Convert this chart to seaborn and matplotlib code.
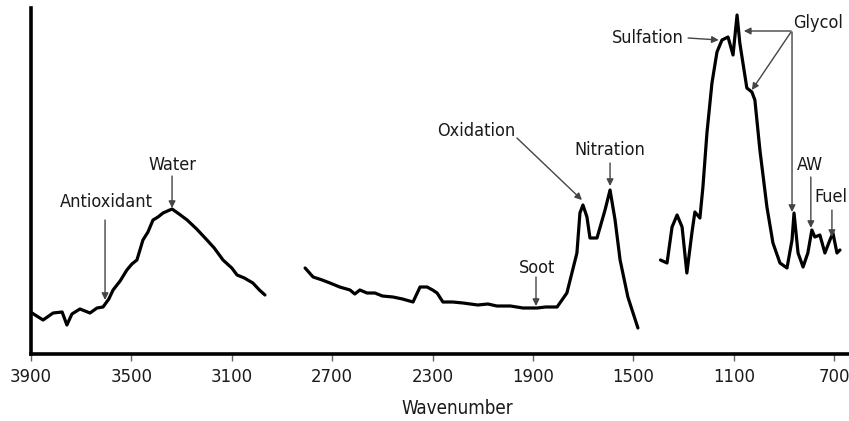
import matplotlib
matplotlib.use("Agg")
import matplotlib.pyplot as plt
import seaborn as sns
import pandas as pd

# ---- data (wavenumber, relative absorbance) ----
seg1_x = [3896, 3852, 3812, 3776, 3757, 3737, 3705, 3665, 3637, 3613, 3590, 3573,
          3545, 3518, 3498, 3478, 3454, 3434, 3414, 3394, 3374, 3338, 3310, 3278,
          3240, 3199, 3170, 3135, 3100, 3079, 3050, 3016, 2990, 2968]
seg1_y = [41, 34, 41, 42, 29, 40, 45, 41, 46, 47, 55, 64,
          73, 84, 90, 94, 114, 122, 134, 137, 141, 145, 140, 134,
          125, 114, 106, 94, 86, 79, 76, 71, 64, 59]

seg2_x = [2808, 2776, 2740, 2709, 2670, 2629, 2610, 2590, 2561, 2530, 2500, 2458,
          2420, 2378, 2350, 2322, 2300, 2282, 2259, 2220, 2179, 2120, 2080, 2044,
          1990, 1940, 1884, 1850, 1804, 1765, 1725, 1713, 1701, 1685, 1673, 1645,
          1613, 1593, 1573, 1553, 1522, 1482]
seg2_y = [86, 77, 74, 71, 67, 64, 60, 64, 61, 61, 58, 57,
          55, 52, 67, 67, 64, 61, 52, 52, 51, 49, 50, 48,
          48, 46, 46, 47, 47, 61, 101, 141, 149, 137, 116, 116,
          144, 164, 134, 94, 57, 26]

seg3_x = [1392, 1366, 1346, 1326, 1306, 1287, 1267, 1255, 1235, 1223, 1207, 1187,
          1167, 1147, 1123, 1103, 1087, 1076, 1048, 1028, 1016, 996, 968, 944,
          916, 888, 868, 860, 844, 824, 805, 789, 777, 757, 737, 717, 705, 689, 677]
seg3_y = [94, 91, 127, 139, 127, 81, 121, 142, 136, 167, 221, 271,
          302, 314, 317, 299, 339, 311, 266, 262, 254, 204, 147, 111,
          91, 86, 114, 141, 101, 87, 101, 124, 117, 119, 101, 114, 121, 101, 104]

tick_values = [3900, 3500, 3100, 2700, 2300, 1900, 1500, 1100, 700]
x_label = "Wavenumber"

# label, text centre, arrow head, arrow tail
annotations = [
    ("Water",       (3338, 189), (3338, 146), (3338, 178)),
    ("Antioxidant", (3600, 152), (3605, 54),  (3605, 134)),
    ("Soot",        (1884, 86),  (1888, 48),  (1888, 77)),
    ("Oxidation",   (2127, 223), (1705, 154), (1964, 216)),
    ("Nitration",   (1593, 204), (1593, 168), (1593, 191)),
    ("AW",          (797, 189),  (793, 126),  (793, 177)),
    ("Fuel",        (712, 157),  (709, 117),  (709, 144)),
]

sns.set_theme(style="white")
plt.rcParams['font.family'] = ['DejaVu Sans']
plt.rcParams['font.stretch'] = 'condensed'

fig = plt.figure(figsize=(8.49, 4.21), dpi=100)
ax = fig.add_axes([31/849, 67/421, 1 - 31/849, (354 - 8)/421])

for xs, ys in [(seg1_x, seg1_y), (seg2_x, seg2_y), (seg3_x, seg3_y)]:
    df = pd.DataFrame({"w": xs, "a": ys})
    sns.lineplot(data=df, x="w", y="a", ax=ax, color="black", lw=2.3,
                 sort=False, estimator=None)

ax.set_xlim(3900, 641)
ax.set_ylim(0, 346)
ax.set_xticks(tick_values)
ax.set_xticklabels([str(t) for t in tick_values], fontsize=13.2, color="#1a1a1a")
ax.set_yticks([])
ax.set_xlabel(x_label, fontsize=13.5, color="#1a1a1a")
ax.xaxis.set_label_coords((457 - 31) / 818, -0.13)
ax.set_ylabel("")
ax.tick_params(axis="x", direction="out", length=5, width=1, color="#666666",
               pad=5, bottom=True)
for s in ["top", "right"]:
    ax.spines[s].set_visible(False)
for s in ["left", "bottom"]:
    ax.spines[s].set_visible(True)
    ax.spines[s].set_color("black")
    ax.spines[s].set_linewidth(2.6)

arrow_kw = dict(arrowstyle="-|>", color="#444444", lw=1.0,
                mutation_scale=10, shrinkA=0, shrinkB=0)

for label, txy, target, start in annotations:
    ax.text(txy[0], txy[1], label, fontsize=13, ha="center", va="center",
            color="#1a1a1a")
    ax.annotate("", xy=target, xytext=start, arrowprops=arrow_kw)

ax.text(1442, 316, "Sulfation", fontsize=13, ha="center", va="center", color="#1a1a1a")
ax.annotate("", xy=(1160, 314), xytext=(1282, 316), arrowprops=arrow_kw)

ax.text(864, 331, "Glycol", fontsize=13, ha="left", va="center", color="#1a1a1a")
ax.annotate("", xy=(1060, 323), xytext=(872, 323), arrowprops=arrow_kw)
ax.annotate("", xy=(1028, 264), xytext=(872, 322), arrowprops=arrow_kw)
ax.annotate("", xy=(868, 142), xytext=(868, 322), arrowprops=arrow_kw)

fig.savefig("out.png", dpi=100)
- - - -
■ Short task:
Return the listing above word for word, with the pictures removed.

■ Answer to the exercise:
Convert this chart to seaborn and matplotlib code.
import matplotlib
matplotlib.use("Agg")
import matplotlib.pyplot as plt
import seaborn as sns
import pandas as pd

# ---- data (wavenumber, relative absorbance) ----
seg1_x = [3896, 3852, 3812, 3776, 3757, 3737, 3705, 3665, 3637, 3613, 3590, 3573,
          3545, 3518, 3498, 3478, 3454, 3434, 3414, 3394, 3374, 3338, 3310, 3278,
          3240, 3199, 3170, 3135, 3100, 3079, 3050, 3016, 2990, 2968]
seg1_y = [41, 34, 41, 42, 29, 40, 45, 41, 46, 47, 55, 64,
          73, 84, 90, 94, 114, 122, 134, 137, 141, 145, 140, 134,
          125, 114, 106, 94, 86, 79, 76, 71, 64, 59]

seg2_x = [2808, 2776, 2740, 2709, 2670, 2629, 2610, 2590, 2561, 2530, 2500, 2458,
          2420, 2378, 2350, 2322, 2300, 2282, 2259, 2220, 2179, 2120, 2080, 2044,
          1990, 1940, 1884, 1850, 1804, 1765, 1725, 1713, 1701, 1685, 1673, 1645,
          1613, 1593, 1573, 1553, 1522, 1482]
seg2_y = [86, 77, 74, 71, 67, 64, 60, 64, 61, 61, 58, 57,
          55, 52, 67, 67, 64, 61, 52, 52, 51, 49, 50, 48,
          48, 46, 46, 47, 47, 61, 101, 141, 149, 137, 116, 116,
          144, 164, 134, 94, 57, 26]

seg3_x = [1392, 1366, 1346, 1326, 1306, 1287, 1267, 1255, 1235, 1223, 1207, 1187,
          1167, 1147, 1123, 1103, 1087, 1076, 1048, 1028, 1016, 996, 968, 944,
          916, 888, 868, 860, 844, 824, 805, 789, 777, 757, 737, 717, 705, 689, 677]
seg3_y = [94, 91, 127, 139, 127, 81, 121, 142, 136, 167, 221, 271,
          302, 314, 317, 299, 339, 311, 266, 262, 254, 204, 147, 111,
          91, 86, 114, 141, 101, 87, 101, 124, 117, 119, 101, 114, 121, 101, 104]

tick_values = [3900, 3500, 3100, 2700, 2300, 1900, 1500, 1100, 700]
x_label = "Wavenumber"

# label, text centre, arrow head, arrow tail
annotations = [
    ("Water",       (3338, 189), (3338, 146), (3338, 178)),
    ("Antioxidant", (3600, 152), (3605, 54),  (3605, 134)),
    ("Soot",        (1884, 86),  (1888, 48),  (1888, 77)),
    ("Oxidation",   (2127, 223), (1705, 154), (1964, 216)),
    ("Nitration",   (1593, 204), (1593, 168), (1593, 191)),
    ("AW",          (797, 189),  (793, 126),  (793, 177)),
    ("Fuel",        (712, 157),  (709, 117),  (709, 144)),
]

sns.set_theme(style="white")
plt.rcParams['font.family'] = ['DejaVu Sans']
plt.rcParams['font.stretch'] = 'condensed'

fig = plt.figure(figsize=(8.49, 4.21), dpi=100)
ax = fig.add_axes([31/849, 67/421, 1 - 31/849, (354 - 8)/421])

for xs, ys in [(seg1_x, seg1_y), (seg2_x, seg2_y), (seg3_x, seg3_y)]:
    df = pd.DataFrame({"w": xs, "a": ys})
    sns.lineplot(data=df, x="w", y="a", ax=ax, color="black", lw=2.3,
                 sort=False, estimator=None)

ax.set_xlim(3900, 641)
ax.set_ylim(0, 346)
ax.set_xticks(tick_values)
ax.set_xticklabels([str(t) for t in tick_values], fontsize=13.2, color="#1a1a1a")
ax.set_yticks([])
ax.set_xlabel(x_label, fontsize=13.5, color="#1a1a1a")
ax.xaxis.set_label_coords((457 - 31) / 818, -0.13)
ax.set_ylabel("")
ax.tick_params(axis="x", direction="out", length=5, width=1, color="#666666",
               pad=5, bottom=True)
for s in ["top", "right"]:
    ax.spines[s].set_visible(False)
for s in ["left", "bottom"]:
    ax.spines[s].set_visible(True)
    ax.spines[s].set_color("black")
    ax.spines[s].set_linewidth(2.6)

arrow_kw = dict(arrowstyle="-|>", color="#444444", lw=1.0,
                mutation_scale=10, shrinkA=0, shrinkB=0)

for label, txy, target, start in annotations:
    ax.text(txy[0], txy[1], label, fontsize=13, ha="center", va="center",
            color="#1a1a1a")
    ax.annotate("", xy=target, xytext=start, arrowprops=arrow_kw)

ax.text(1442, 316, "Sulfation", fontsize=13, ha="center", va="center", color="#1a1a1a")
ax.annotate("", xy=(1160, 314), xytext=(1282, 316), arrowprops=arrow_kw)

ax.text(864, 331, "Glycol", fontsize=13, ha="left", va="center", color="#1a1a1a")
ax.annotate("", xy=(1060, 323), xytext=(872, 323), arrowprops=arrow_kw)
ax.annotate("", xy=(1028, 264), xytext=(872, 322), arrowprops=arrow_kw)
ax.annotate("", xy=(868, 142), xytext=(868, 322), arrowprops=arrow_kw)

fig.savefig("out.png", dpi=100)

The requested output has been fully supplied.